Earlier this week, the Chamber of Digital Commerce sent every US representative and senator $50 in Bitcoin. Now, Spanish cryptocurrency advocates are getting in on the act. 

Spanish newspaper ABC reported yesterday that all 350 deputies in Spain’s lower house, the Congress of Deputies, are due to receive 1 euro worth of Bitcoin as part of a campaign by tokenized education technology platform Tutellus and crypto news site Observatorio Blockchain.

The idea is similar to a US campaign called Crypto for Congress, although it’s unclear whether that’s a coincidence. 


In that campaign, announced on Monday, cryptocurrency advocacy group Chamber of Digital Commerce announced it was sending $50 worth of Bitcoin to each US member of Congress. The idea wasn’t to bribe them—$50 barely buys a round of beers in DC—but to help lawmakers understand how cryptocurrency actually works. The money went along with a suite of educational training tools on Bitcoin.

Similarly, Tutellus founder Miguel Caballero explained, "Probably many of your Lordships already have some experience in the use of cryptocurrencies, but we would like for those who are not yet familiar with the new money to have the opportunity to become familiar with it," related ABC.
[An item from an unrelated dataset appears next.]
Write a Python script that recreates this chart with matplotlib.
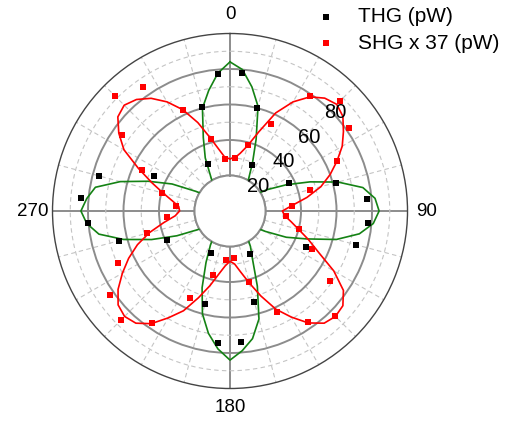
# THG / SHG polarisation polar plot

import numpy as np
import matplotlib
matplotlib.use('Agg')
import matplotlib.pyplot as plt

plt.rcParams['font.family'] = ['Liberation Sans', 'DejaVu Sans']

# measured points (angle in deg, signal in pW)
thg_angle = [5, 15, 25, 65, 75, 85, 95, 105, 115, 155, 165, 175,
             185, 195, 205, 245, 255, 265, 275, 285, 295, 335, 345, 355]
thg_pw = [78.1, 59.8, 28.8, 36.8, 61.8, 77.2, 78.1, 73.3, 47.5, 26.7, 53.1, 74.0,
          74.7, 54.5, 25.8, 39.0, 64.5, 80.2, 84.1, 76.2, 47.3, 29.2, 60.5, 77.2]

shg_angle = [5, 15, 25, 35, 45, 55, 65, 75, 85,
             95, 105, 115, 125, 135, 145, 155, 165, 175,
             185, 195, 205, 215, 225, 235, 245, 255, 265,
             275, 285, 295, 305, 315, 325, 335, 345, 355]
shg_pw = [29.7, 38.4, 54.0, 79.0, 87.4, 81.9, 66.3, 46.7, 34.8,
          31.4, 40.2, 51.2, 69.0, 83.7, 76.3, 62.8, 41.5, 26.3,
          27.6, 37.2, 53.8, 77.1, 87.0, 82.3, 69.8, 48.4, 35.6,
          30.6, 39.5, 55.0, 74.3, 92.0, 85.3, 62.5, 41.9, 29.6]

# fit curves, read every 5 deg
fit_angle = list(range(0, 365, 5))
thg_fit = [84, 80, 71, 61, 43, 30, 21, 14, 10, 9, 10, 15, 24, 35, 48, 63, 76, 82,
           84, 81, 74, 62, 46, 35, 23, 15, 10, 9, 11, 16, 23, 30, 45, 63, 73, 79,
           84, 78, 70, 60, 46, 32, 22, 14, 10, 9, 10, 14, 21, 33, 47, 62, 75, 81,
           84, 81, 77, 64, 49, 36, 22, 14, 10, 9, 10, 14, 21, 33, 44, 60, 69, 78,
           84]
shg_fit = [29.5, 30, 33, 38, 47.5, 61, 71, 78.5, 83, 85, 83, 78, 73, 66.5, 60, 53, 44, 35,
           29.5, 31, 35, 40, 47, 55, 67.5, 78, 83, 84, 82.5, 77, 69, 61, 51, 42, 35, 30,
           28.3, 31, 36, 43.5, 52, 62, 69.5, 77.5, 82.5, 84, 82.3, 77, 70, 63, 55.5, 47, 38, 31,
           28.4, 29, 33, 39, 47, 57, 69, 76.5, 82.5, 84.3, 82, 77.5, 71, 63, 53, 42.5, 35, 30,
           29.5]

r_labels = [20, 40, 60, 80]

fig = plt.figure(figsize=(5.23, 4.24), dpi=100)
ax = fig.add_axes([0.1004, 0.0837, 0.6788, 0.8373], projection='polar')
ax.set_theta_zero_location('N')
ax.set_theta_direction(-1)
ax.set_rlim(20, 100)
ax.set_rorigin(0)
ax.set_axisbelow(True)

ax.plot(np.radians(fit_angle), thg_fit, color='#148214', lw=1.2, zorder=3)
ax.plot(np.radians(fit_angle), shg_fit, color='#ff0000', lw=1.2, zorder=3)
ax.scatter(np.radians(thg_angle), thg_pw, marker='s', s=25, color='black',
           linewidths=0, zorder=4, label='THG (pW)')
ax.scatter(np.radians(shg_angle), shg_pw, marker='s', s=25, color='#ff0000',
           linewidths=0, zorder=4, label='SHG x 37 (pW)')

# grids
ax.set_xticks(np.radians([0, 90, 180, 270]))
ax.set_xticklabels(['0', '90', '180', '270'], fontsize=13.5)
ax.set_xticks(np.radians(np.arange(0, 360, 15)), minor=True)
ax.set_yticks(r_labels)
ax.set_yticklabels([])
ax.set_yticks([30, 50, 70, 90], minor=True)
ax.grid(True, which='major', color='#8c8c8c', lw=1.4, ls='-')
ax.grid(True, which='minor', color='#c4c4c4', lw=0.8, ls=(0, (4, 3)))
ax.tick_params(axis='x', which='major', direction='out', length=6, width=1,
               color='#555555', pad=1)
ax.tick_params(axis='x', which='minor', direction='in', length=4, width=0.8,
               color='#555555')
ax.tick_params(axis='y', which='both', length=0)
ax.spines['polar'].set_color('#444444')
ax.spines['polar'].set_linewidth(1.0)
ax.spines['inner'].set_color('#8c8c8c')
ax.spines['inner'].set_linewidth(1.4)

for r in r_labels:
    ang = 49 if r == 20 else 47
    ax.text(np.radians(ang), r + 1.0, str(r), fontsize=14.5, ha='center',
            va='center', zorder=5)

fig.legend(loc='upper left', bbox_to_anchor=(0.5685, 1.027), frameon=False,
           fontsize=15, handlelength=1.0, handletextpad=1.0, labelspacing=0.35,
           borderpad=0.4, scatterpoints=1)

fig.savefig('out.png', dpi=100)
That’s increasingly important for Eurozone member Spain. Christine Lagarde, president of the European Central Bank, said last week that the ECB “should be prepared to issue a digital euro.” The announcement corresponded with the release of a comprehensive report on what digital euro adoption would look like; public consultations begin October 12.

"With a digital euro on the near horizon, we believe that our deputies, as citizens' representatives, should be aware of the benefits and risks of cryptocurrencies," said Caballero.

To be fair, central bank digital currencies are a different beast than Bitcoin, which is not state-issued. But they both require regulators and legislators to think through liability related to storage and third-party custody, as a recent Bank of Canada report highlighted.


And Spanish legislators also need to make sure they’re keeping pace with their constituents. Notwithstanding Turkey, Spain has one of the highest rates of cryptocurrency adoption in Europe, at 10%, according to the Statista Global Consumer Survey, compared to 7% in the US.

Chamber of Digital Commerce founder and president Perianne Boring told Decrypt, “While the Chamber of Digital Commerce is not affiliated with this program, we support and encourage blockchain and cryptocurrency educational initiatives for policymakers around the world.”

Yet the Chamber’s campaign, at least at first glance, seems more likely to have an impact on legislators’ attitudes than the Spanish one. $50 of Bitcoin is at least enough to experiment with on trading platforms or use to buy something. However, a single euro’s worth—what Spanish deputies are set to receive—doesn’t even cover the average Bitcoin transaction fee, which is currently above $3.50 (€2.96).

A chart showing bitcoin transaction fees over time
Bitcoin transaction fees over time. Image: BitInfoCharts

Nonetheless, it might spark curiosity. And who knows? Maybe this is the first step to Spain’s lawmakers embracing Bitcoin Cash.